Rising Electricity Bills but No Right to Complain
Posted On : September, 21, 2016 | By សំឡេងទីក្រុង

Phnom Penh: It has been awhile now that the people of the city and some provinces have complained about their electricity bills. Most people say that the amount of power they use in their houses is the same as previously, but the bills are double or three times higher than normal. Until now, they have no answer as to why their bills cost them so much money. My own bill suddenly jumped from 9USD to 30USD then to 75USD and now 40USD. 

Without a suitable clarification the Electricite du Cambodge (EdC) have posted a new sample bill with a new warning message on it’s Facebook page that the consumers could end up in court if they make irresponsible posts that affect the honor of EdC. The EdC reserves the right not to solve problems posted on Facebook, according to the article on the Cambodia Daily August 19, 2016 and also stated in the electricity invoice.

Is the honor of the electricity company is more important than the rights of the citizens? The people have no freedom to speak out about the problems that they have been facing and this is called a democratic country?

According to the Cambodia Daily newspaper the Energy Minister Suy Sem has publicly accused critics of “mounting a movement to destroy his agency”. Therefore it would appear that if you question your electricity bill you are now attempting to destroy the Electricity Company!

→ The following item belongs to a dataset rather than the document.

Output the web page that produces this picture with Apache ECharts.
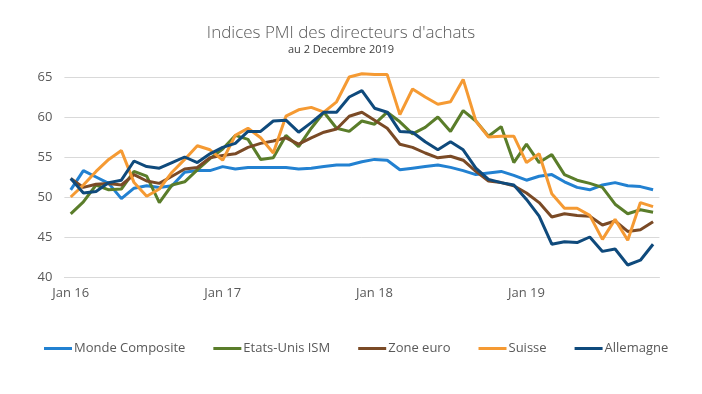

Mr. Ti Norin the President of the Electricity Authority and Mr. Keo Rattanak the Director General of the EdC went on a Saturday TV talk show on PNN TV in June 18, 2016 to justify why the bill costs higher than normal. They appeared to say that there was nothing wrong with their electric meters, working systems, and that the people’s complaint on Facebook was just for fun.

However, many people were not satisfied with this explanation. Some requested for electric engineers to check their electricity meters, some asked where did the EdC buy the meters from?

Mr. Ti Norin said that the boxes were made in Germany. Confusingly, another spokesman Keo Rattank said that they bought the electric boxes from France, Switzerland, Japan, Australia, Malaysia, China, Vietnam, Thailand, Indonesia, etc. This lack of clarity from the department has made it difficult for the consumers to trust the EdC and has generated criticism on social media.

A 25-year-old man, Lee who is a shop owner and one of the consumers in Phnom Penh has doubted that the electricity engineer who takes the reading of the meter wrote down the correct number. He said he cannot open the box himself and check out how much power he has used because the box is located on a pole above the ground and he does not have the key to open it. In other countries, such as England, the consumers can easily access their meters and are free to complain if the reading is not accurate. They are not punished or threatened with court action.

People such as Lee are curious if their electricity meter is working properly or if it is too old and the system does not record the numbers correctly.

The price per kilowatt is 720 Riels in Phnom Penh and it is a lot for the people who made less than 200 dollars per month such as factory workers, teachers, civil servants, office workers, vendors, etc.

32-year-old Socheat, a factory worker, said that she has been given a 50USD electricity bill yet her monthly salary of 140USD per month. This is not particularly fair as $50 would typically be more than the monthly rent for her rent room.

Furthermore, if we examine the left side of the electricity invoice bill there are three statements. The first one says that if you don’t pay by the due date that is put on the invoice, the EdC will cut off your power.  So the facts are that the bills have increased, you are not allowed to complain about it and if you don’t pay it the company will disconnect your electricity supply.

Has the EdC considered that there may be children or sick people living in a house who would suffer if the electricity were cut off?

In general, it would be a good idea if Cambodia had independent electricity engineers who would re-examine the electric meters in the whole country. The Electricite du Cambodge could also set up payment plans for those who cannot afford to pay off the electricity bill instead of directly cutting off the power in people’s house.